Another important suggestion that investors should take into consideration is to know when to retreat. During those years in the past when the market continuously went down, if some investors had decided to withdraw their money sooner, they would have lost so severely. Even after the prices had gone down to an extreme level, they still decided to keep their bought shares in the hope that the market would recover and at the least, they would get the money used to purchase those shares back. Those who purchased the HAG shares back then when the prices were high and tried to keep them when the prices fell have all suffered from those actions, as there are still no signs of them getting to their original prices. The same goes for some other shares.

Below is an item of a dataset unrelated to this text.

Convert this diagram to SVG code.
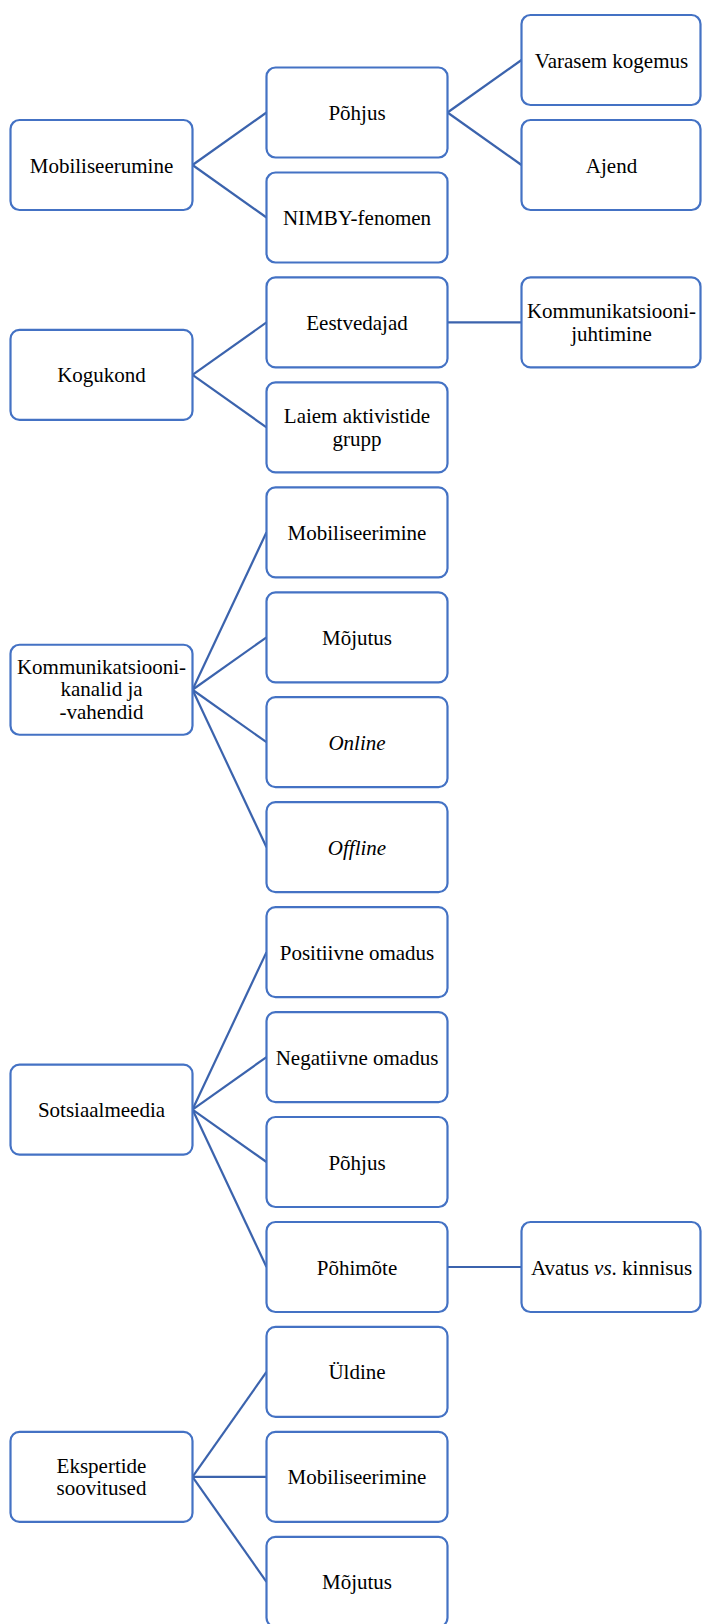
<svg xmlns="http://www.w3.org/2000/svg" width="702" height="1624" viewBox="0 0 702 1624">
<style>
.b{fill:#fff;stroke:#4472C4;stroke-width:2.2}
.t{font-size:21px;fill:#000;text-anchor:middle}
.i{font-style:italic}
#connectors line{stroke:#3B63AD;stroke-width:2.2}
</style>
<rect width="702" height="1624" fill="#fff"/>
<g id="connectors">
<line x1="192.5" y1="165" x2="266.5" y2="112.5"/>
<line x1="192.5" y1="165" x2="266.5" y2="217.5"/>
<line x1="447.5" y1="112.5" x2="521.5" y2="60"/>
<line x1="447.5" y1="112.5" x2="521.5" y2="165"/>
<line x1="192.5" y1="374.9" x2="266.5" y2="322.4"/>
<line x1="192.5" y1="374.9" x2="266.5" y2="427.4"/>
<line x1="447.5" y1="322.4" x2="521.5" y2="322.4"/>
<line x1="192.5" y1="689.75" x2="266.5" y2="532.3"/>
<line x1="192.5" y1="689.75" x2="266.5" y2="637.3"/>
<line x1="192.5" y1="689.75" x2="266.5" y2="742.2"/>
<line x1="192.5" y1="689.75" x2="266.5" y2="847.2"/>
<line x1="192.5" y1="1109.55" x2="266.5" y2="952.1"/>
<line x1="192.5" y1="1109.55" x2="266.5" y2="1057.1"/>
<line x1="192.5" y1="1109.55" x2="266.5" y2="1162"/>
<line x1="192.5" y1="1109.55" x2="266.5" y2="1267"/>
<line x1="447.5" y1="1267" x2="521.5" y2="1267"/>
<line x1="192.5" y1="1476.9" x2="266.5" y2="1371.9"/>
<line x1="192.5" y1="1476.9" x2="266.5" y2="1476.9"/>
<line x1="192.5" y1="1476.9" x2="266.5" y2="1581.8"/>
</g>
<g font-family="'Liberation Serif', 'Times New Roman', 'DejaVu Serif', serif">
<g id="n-mobiliseerumine"><rect class="b" x="10.5" y="120" width="182" height="90" rx="9"/><text class="t" x="101.5" y="172.5">Mobiliseerumine</text></g>
<g id="n-pohjus1"><rect class="b" x="266.5" y="67.5" width="181" height="90" rx="9"/><text class="t" x="357" y="120">Põhjus</text></g>
<g id="n-nimby"><rect class="b" x="266.5" y="172.5" width="181" height="90" rx="9"/><text class="t" x="357" y="225">NIMBY-fenomen</text></g>
<g id="n-varasem"><rect class="b" x="521.5" y="15" width="179" height="90" rx="9"/><text class="t" x="611.5" y="67.5">Varasem kogemus</text></g>
<g id="n-ajend"><rect class="b" x="521.5" y="120" width="179" height="90" rx="9"/><text class="t" x="611.5" y="172.5">Ajend</text></g>

<g id="n-kogukond"><rect class="b" x="10.5" y="329.9" width="182" height="90" rx="9"/><text class="t" x="101.5" y="382.4">Kogukond</text></g>
<g id="n-eestvedajad"><rect class="b" x="266.5" y="277.4" width="181" height="90" rx="9"/><text class="t" x="357" y="329.9">Eestvedajad</text></g>
<g id="n-laiem"><rect class="b" x="266.5" y="382.4" width="181" height="90" rx="9"/><text class="t" x="357" y="423">Laiem aktivistide<tspan x="357" dy="22.5">grupp</tspan></text></g>
<g id="n-kommjuht"><rect class="b" x="521.5" y="277.4" width="179" height="90" rx="9"/><text class="t" x="611.5" y="318">Kommunikatsiooni-<tspan x="611.5" dy="22.5">juhtimine</tspan></text></g>

<g id="n-kanalid"><rect class="b" x="10.5" y="644.75" width="182" height="90" rx="9"/><text class="t" x="101.5" y="674">Kommunikatsiooni-<tspan x="101.5" dy="22.3">kanalid ja</tspan><tspan x="101.5" dy="22.3">-vahendid</tspan></text></g>
<g id="n-mobiliseerimine1"><rect class="b" x="266.5" y="487.3" width="181" height="90" rx="9"/><text class="t" x="357" y="539.8">Mobiliseerimine</text></g>
<g id="n-mojutus1"><rect class="b" x="266.5" y="592.3" width="181" height="90" rx="9"/><text class="t" x="357" y="644.8">Mõjutus</text></g>
<g id="n-online"><rect class="b" x="266.5" y="697.2" width="181" height="90" rx="9"/><text class="t i" x="357" y="749.7">Online</text></g>
<g id="n-offline"><rect class="b" x="266.5" y="802.2" width="181" height="90" rx="9"/><text class="t i" x="357" y="854.7">Offline</text></g>

<g id="n-sotsiaalmeedia"><rect class="b" x="10.5" y="1064.55" width="182" height="90" rx="9"/><text class="t" x="101.5" y="1117">Sotsiaalmeedia</text></g>
<g id="n-positiivne"><rect class="b" x="266.5" y="907.1" width="181" height="90" rx="9"/><text class="t" x="357" y="959.6">Positiivne omadus</text></g>
<g id="n-negatiivne"><rect class="b" x="266.5" y="1012.1" width="181" height="90" rx="9"/><text class="t" x="357" y="1064.6">Negatiivne omadus</text></g>
<g id="n-pohjus2"><rect class="b" x="266.5" y="1117" width="181" height="90" rx="9"/><text class="t" x="357" y="1169.5">Põhjus</text></g>
<g id="n-pohimote"><rect class="b" x="266.5" y="1222" width="181" height="90" rx="9"/><text class="t" x="357" y="1274.5">Põhimõte</text></g>
<g id="n-avatus"><rect class="b" x="521.5" y="1222" width="179" height="90" rx="9"/><text class="t" x="611.5" y="1274.5">Avatus <tspan class="i">vs</tspan>. kinnisus</text></g>

<g id="n-ekspertide"><rect class="b" x="10.5" y="1431.9" width="182" height="90" rx="9"/><text class="t" x="101.5" y="1472.5">Ekspertide<tspan x="101.5" dy="22.8">soovitused</tspan></text></g>
<g id="n-uldine"><rect class="b" x="266.5" y="1326.9" width="181" height="90" rx="9"/><text class="t" x="357" y="1379.4">Üldine</text></g>
<g id="n-mobiliseerimine2"><rect class="b" x="266.5" y="1431.9" width="181" height="90" rx="9"/><text class="t" x="357" y="1484.4">Mobiliseerimine</text></g>
<g id="n-mojutus2"><rect class="b" x="266.5" y="1536.8" width="181" height="90" rx="9"/><text class="t" x="357" y="1589.3">Mõjutus</text></g>
</g>
</svg>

For example, in 2011, the Vietnamese stock market dropped sharply. Those who loaned money from securities companies to buy shares were all empty-handed as those securities companies sold their shares for loan settlement.
Thus, it is recommended for investors to come up with a plan to cut losses as they make their first purchasing orders. There are two criteria that need to be fulfilled, which are the top and bottom price limit at which investors should sell their shares. For example, below 8% and above 20-50% are the ideal levels at which to make a sale. Currently, on the Vietnamese stock market, many investors tend to sell their shares as soon as they get an interest of 20%, and there are those who do so as soon as the interest is 5%.
Could that strategy ensure that you will lose less money or enjoy higher benefits? It is not guaranteed. There have been instances of prices that dropped to below 10% and then bounced back up to 70-80%. If you sell the shares of Company A as soon as they drop to 8% or rises to 5%, you may lose the opportunity of earning the profit.
Therefore, the developments in the stock market are unpredictable.
The last strategy is to purchase the shares gradually, thus lessening the risks. This, in some ways, is similar to investment diversification.
If you buy shares every month with a consistent amount of money, you will get to buy shares at different prices, and you will get the average price by making a calculation based on these prices.
It is advised to purchase monthly or weekly. For example, at a consistent date of a month or of a week, you purchase the shares of company A. If the prices drop, you will get to purchase more, and you will get less if the prices rise.
This is a safe strategy for investment and is applicable to everybody. However, it is necessary to have discipline, be persistent, and not to allow emotions to control you. Several stock trading guidelines have mentioned this price averaging strategy. You should only continue to buy if the average price goes up, otherwise, losses are inevitable.
In case you need other guidelines, here is one: it is not wise to buy your shares in accordance with stockbroker’s advice. Many have done so and suffered from serious losses.
It is also ill-advised to pay attention to rumors, comments, or forecasts made by securities companies or journalists. It is obvious that relevant information needs to be paid attention to, but letting them control your actions is not recommended.
Fortunetelling is not a reliable source of information, either.